- DATA

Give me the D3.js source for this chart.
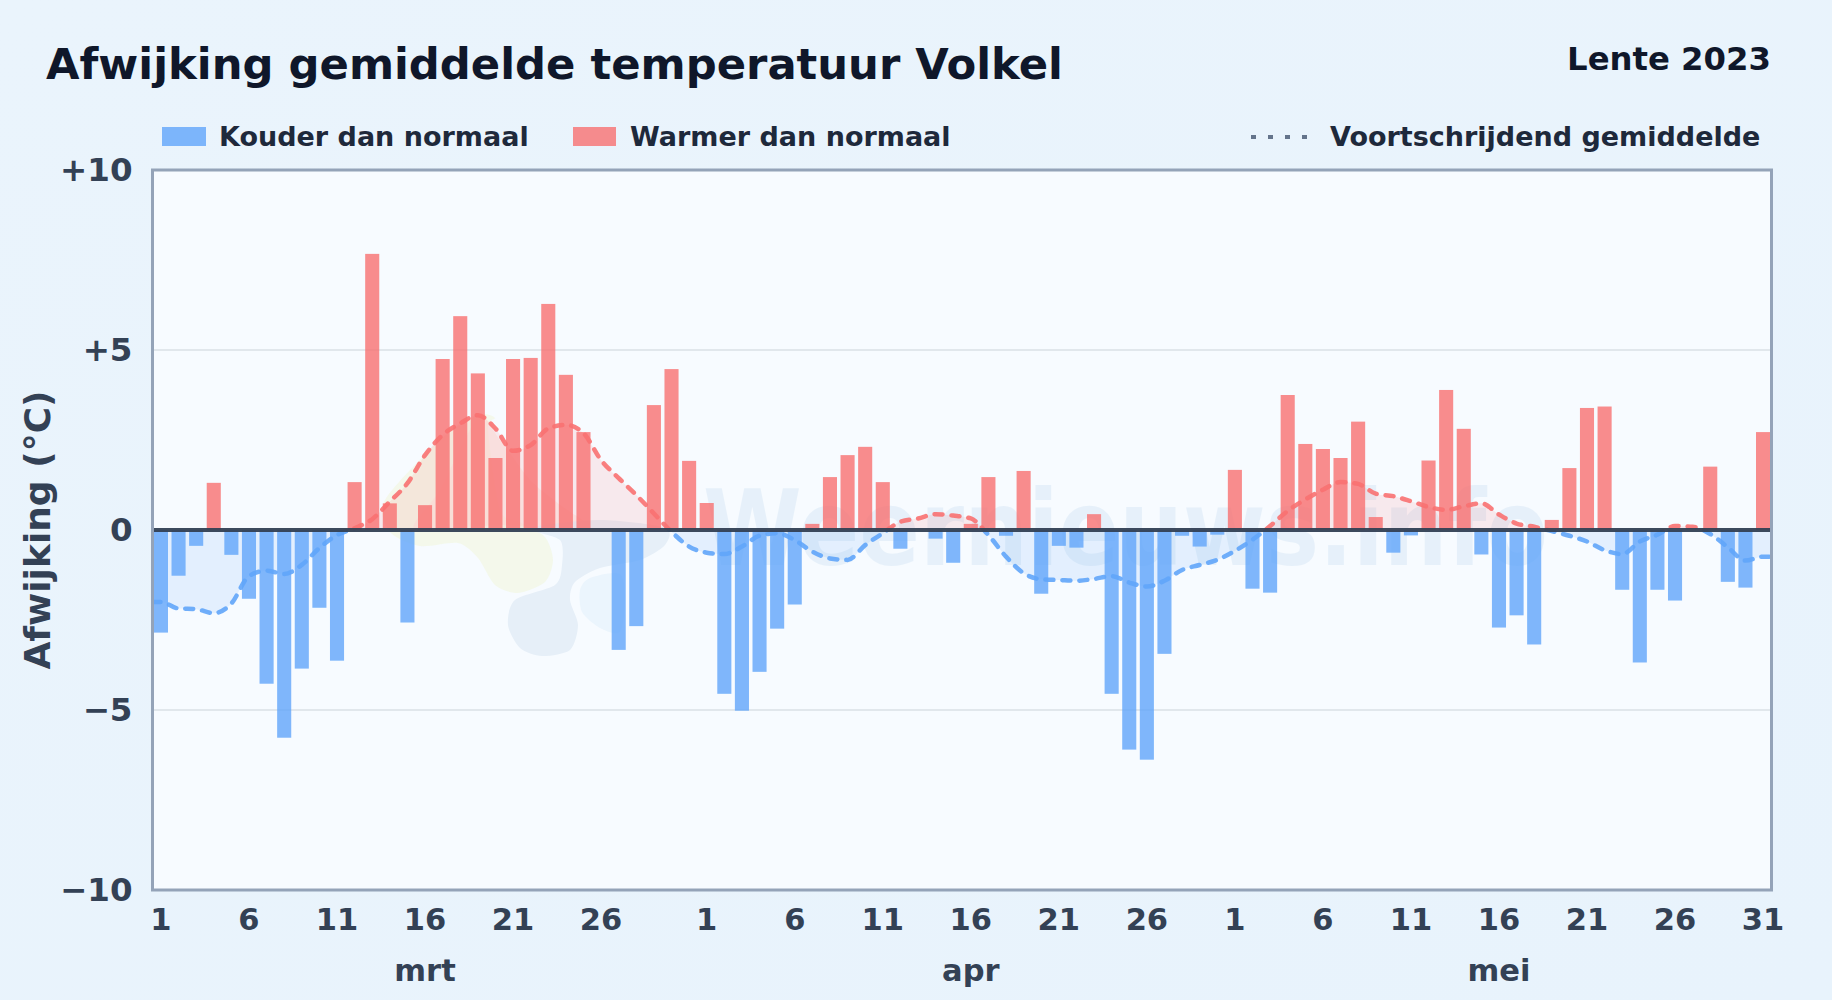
<!DOCTYPE html>
<html lang="nl">
<head>
<meta charset="utf-8">
<title>Afwijking gemiddelde temperatuur Volkel</title>
<script src="https://cdn.jsdelivr.net/npm/d3@7/dist/d3.min.js"></script>
<style>
html,body{margin:0;padding:0;background:#e9f3fc;}
svg{display:block;font-family:"DejaVu Sans",sans-serif;font-weight:700;}
</style>
</head>
<body>
<svg id="chart" width="1832" height="1000"></svg>
<script>
const months = ["mrt", "apr", "mei"];
const monthLengths = [31, 30, 31];
const labelledDaysMar = [1, 6, 11, 16, 21, 26];
const labelledDaysApr = [1, 6, 11, 16, 21, 26];
const labelledDaysMei = [1, 6, 11, 16, 21, 26, 31];
const yTicks = [-10, -5, 0, 5, 10];
const gridValues = [-5, 5];

const deviationMar = [-2.85,-1.27,-0.44,1.31,-0.69,-1.91,-4.27,-5.77,-3.85,-2.16,-3.63,1.33,7.67,0.74,-2.57,0.69,4.75,5.94,4.35,2.0,4.75,4.78,6.28,4.31,2.72,0,-3.33,-2.67,3.47,4.47,1.92];
const deviationApr = [0.75,-4.55,-5.02,-3.94,-2.74,-2.07,0.17,1.47,2.08,2.31,1.33,-0.52,0,-0.24,-0.91,0.17,1.47,-0.16,1.64,-1.77,-0.44,-0.49,0.44,-4.55,-6.1,-6.38,-3.44,-0.16,-0.46,-0.13];
const deviationMei = [1.67,-1.63,-1.74,3.75,2.39,2.25,2.0,3.01,0.36,-0.63,-0.15,1.93,3.89,2.81,-0.68,-2.71,-2.37,-3.18,0.28,1.72,3.39,3.43,-1.66,-3.68,-1.66,-1.96,0,1.76,-1.44,-1.6,2.72];

const trendMar = [-2.0,-2.18,-2.2,-2.31,-2.04,-1.28,-1.13,-1.22,-0.97,-0.5,-0.14,0.05,0.3,0.79,1.3,2.08,2.64,2.96,3.19,2.82,2.2,2.36,2.82,2.92,2.69,1.94,1.44,0.97,0.46,-0.05,-0.46];
const trendApr = [-0.63,-0.67,-0.46,-0.16,-0.09,-0.28,-0.6,-0.79,-0.83,-0.42,-0.09,0.23,0.32,0.44,0.4,0.32,-0.14,-0.74,-1.2,-1.37,-1.39,-1.41,-1.36,-1.28,-1.46,-1.57,-1.41,-1.11,-0.97,-0.83];
const trendMei = [-0.58,-0.27,0.11,0.53,0.85,1.12,1.33,1.28,1.01,0.94,0.8,0.64,0.56,0.66,0.74,0.43,0.18,0.09,-0.03,-0.16,-0.32,-0.56,-0.67,-0.32,-0.13,0.11,0.09,-0.11,-0.48,-0.85,-0.74];

const titleText = "Afwijking gemiddelde temperatuur Volkel";
const seasonText = "Lente 2023";
const yAxisText = "Afwijking (°C)";
const legendCold = "Kouder dan normaal";
const legendWarm = "Warmer dan normaal";
const legendTrend = "Voortschrijdend gemiddelde";
const watermarkText = "Weernieuws.info";

const blue = "#60a5fa", red = "#f87171";
const plot = {left: 152.5, right: 1771.5, top: 170, bottom: 890};

const deviation = [...deviationMar, ...deviationApr, ...deviationMei];
const trend = [...trendMar, ...trendApr, ...trendMei];
const labelled = {mrt: labelledDaysMar, apr: labelledDaysApr, mei: labelledDaysMei};
const days = [];
months.forEach((m, mi) => { for (let d = 1; d <= monthLengths[mi]; d++) days.push({month: m, day: d, key: m + d}); });
days.forEach((d, i) => { d.dev = deviation[i]; d.trend = trend[i]; });

const svg = d3.select("#chart");
const defs = svg.append("defs");
const bgGrad = defs.append("linearGradient").attr("id", "bg").attr("x1", 0).attr("y1", 0).attr("x2", 1).attr("y2", 1);
bgGrad.append("stop").attr("offset", 0).attr("stop-color", "#eaf4fc");
bgGrad.append("stop").attr("offset", 1).attr("stop-color", "#e8f3fc");

const x = d3.scaleBand().domain(days.map(d => d.key)).range([plot.left, plot.right]).paddingInner(0.2).paddingOuter(0.08);
const y = d3.scaleLinear().domain([-10, 10]).range([plot.bottom, plot.top]);
const cx = k => x(k) + x.bandwidth() / 2;

svg.append("rect").attr("width", 1832).attr("height", 1000).attr("fill", "url(#bg)");
svg.append("rect").attr("x", plot.left).attr("y", plot.top).attr("width", plot.right - plot.left).attr("height", plot.bottom - plot.top).attr("fill", "#f7fbff");

defs.append("clipPath").attr("id", "above").append("rect").attr("x", plot.left).attr("y", plot.top).attr("width", plot.right - plot.left).attr("height", y(0) - plot.top);
defs.append("clipPath").attr("id", "below").append("rect").attr("x", plot.left).attr("y", y(0)).attr("width", plot.right - plot.left).attr("height", plot.bottom - y(0));

// faint logo and wordmark behind the chart
const blob = d3.line().curve(d3.curveCardinalClosed.tension(0.2));
const logoShapes = [
  {fill: "#f2f8e6", o: 0.8, pts: [[385,500],[390,532],[420,546],[458,543],[478,558],[495,585],[518,593],[545,582],[553,560],[545,537],[520,522],[500,510],[488,430],[495,418],[478,415],[440,440]]},
  {fill: "#fbe8e2", o: 0.6, pts: [[415,530],[440,490],[478,418],[500,440],[530,480],[560,505],[590,530],[500,525]]},
  {fill: "#e6eff8", o: 1, pts: [[530,528],[560,540],[562,565],[555,585],[515,600],[508,625],[520,648],[542,656],[570,650],[578,625],[570,600],[575,582],[600,568],[640,560],[665,545],[665,528],[600,520]]},
  {fill: "#ebf5fd", o: 1, pts: [[580,590],[590,578],[620,574],[625,600],[620,632],[600,628],[582,612]]}
];
svg.append("g").selectAll("path").data(logoShapes).join("path")
  .attr("d", d => blob(d.pts)).attr("fill", d => d.fill).attr("opacity", d => d.o);
svg.append("text").attr("x", 703).attr("y", 565).attr("font-size", 105).attr("fill", "#4a90d0").attr("opacity", 0.09)
  .attr("textLength", 845).attr("lengthAdjust", "spacingAndGlyphs").text(watermarkText);

// grid
svg.append("g").selectAll("line").data(gridValues).join("line")
  .attr("x1", plot.left).attr("x2", plot.right).attr("y1", d => y(d)).attr("y2", d => y(d))
  .attr("stroke", "#e1e7ec").attr("stroke-width", 2);

// running-mean area and bars
const lineX = (d, i) => i === 0 ? plot.left : i === days.length + 1 ? plot.right : cx(days[i - 1].key);
const trendPts = [days[0].trend, ...trend, days[days.length - 1].trend];
const area = d3.area().x((d, i) => lineX(d, i)).y0(y(0)).y1(d => y(d)).curve(d3.curveMonotoneX);
const line = d3.line().x((d, i) => lineX(d, i)).y(d => y(d)).curve(d3.curveMonotoneX);
svg.append("path").attr("d", area(trendPts)).attr("fill", red).attr("opacity", 0.13).attr("clip-path", "url(#above)");
svg.append("path").attr("d", area(trendPts)).attr("fill", blue).attr("opacity", 0.13).attr("clip-path", "url(#below)");

svg.append("g").selectAll("rect").data(days.filter(d => d.dev !== 0)).join("rect")
  .attr("x", d => x(d.key)).attr("width", x.bandwidth())
  .attr("y", d => y(Math.max(0, d.dev)))
  .attr("height", d => Math.abs(y(d.dev) - y(0)))
  .attr("fill", d => d.dev < 0 ? blue : red).attr("opacity", 0.8);

[["url(#above)", red], ["url(#below)", blue]].forEach(([clip, color]) => {
  svg.append("path").attr("d", line(trendPts)).attr("fill", "none").attr("stroke", color).attr("stroke-width", 4.5)
    .attr("stroke-dasharray", "8 9").attr("stroke-linecap", "round").attr("opacity", 0.9).attr("clip-path", clip);
});

svg.append("line").attr("x1", plot.left).attr("x2", plot.right).attr("y1", y(0)).attr("y2", y(0))
  .attr("stroke", "#334155").attr("stroke-width", 4).attr("opacity", 0.95);
svg.append("rect").attr("x", plot.left).attr("y", plot.top).attr("width", plot.right - plot.left).attr("height", plot.bottom - plot.top)
  .attr("fill", "none").attr("stroke", "#94a3b8").attr("stroke-width", 3);

// axes
const fmtY = v => v > 0 ? "+" + v : v < 0 ? "\u2212" + Math.abs(v) : "0";
const yAxis = d3.axisLeft(y).tickValues(yTicks).tickFormat(fmtY).tickSize(0).tickPadding(20);
const gy = svg.append("g").attr("transform", `translate(${plot.left},0)`).call(yAxis);
gy.select(".domain").remove();
gy.selectAll("text").attr("font-size", 32.5).attr("font-family", "DejaVu Sans").attr("font-weight", 700).attr("fill", "#334155");

const dayTicks = days.filter(d => labelled[d.month].includes(d.day)).map(d => d.key);
const xAxis = d3.axisBottom(x).tickValues(dayTicks).tickFormat(k => days.find(d => d.key === k).day).tickSize(0).tickPadding(18);
const gx = svg.append("g").attr("transform", `translate(0,${plot.bottom})`).call(xAxis);
gx.select(".domain").remove();
gx.selectAll("text").attr("font-size", 30.5).attr("font-family", "DejaVu Sans").attr("font-weight", 700).attr("fill", "#334155");

svg.append("g").selectAll("text").data(months).join("text")
  .attr("x", m => cx(m + "16")).attr("y", 981).attr("text-anchor", "middle")
  .attr("font-size", 30.5).attr("fill", "#334155").text(m => m);

svg.append("text").attr("transform", "translate(50,530) rotate(-90)").attr("text-anchor", "middle")
  .attr("font-size", 36).attr("fill", "#334155").text(yAxisText);

// titles
svg.append("text").attr("x", 46).attr("y", 79).attr("font-size", 43.3).attr("fill", "#0f172a").text(titleText);
svg.append("text").attr("x", 1771).attr("y", 70).attr("text-anchor", "end").attr("font-size", 32.3).attr("fill", "#0f172a").text(seasonText);

// legend
const legendY = 146;
svg.append("rect").attr("x", 162).attr("y", 127).attr("width", 44).attr("height", 19).attr("fill", blue).attr("opacity", 0.8);
svg.append("text").attr("x", 219).attr("y", legendY).attr("font-size", 27).attr("fill", "#1e293b").text(legendCold);
svg.append("rect").attr("x", 573).attr("y", 127).attr("width", 43).attr("height", 19).attr("fill", red).attr("opacity", 0.8);
svg.append("text").attr("x", 630).attr("y", legendY).attr("font-size", 27).attr("fill", "#1e293b").text(legendWarm);
svg.append("line").attr("x1", 1251).attr("x2", 1308).attr("y1", 137).attr("y2", 137)
  .attr("stroke", "#64748b").attr("stroke-width", 4).attr("stroke-dasharray", "5 12");
svg.append("text").attr("x", 1330).attr("y", legendY).attr("font-size", 27).attr("fill", "#1e293b").text(legendTrend);
</script>
</body>
</html>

- STATED PROBLEM
Show the lines of the material that contain the word "chart".

- ANSWER
Give me the D3.js source for this chart.
<svg id="chart" width="1832" height="1000"></svg>
const svg = d3.select("#chart");
// faint logo and wordmark behind the chart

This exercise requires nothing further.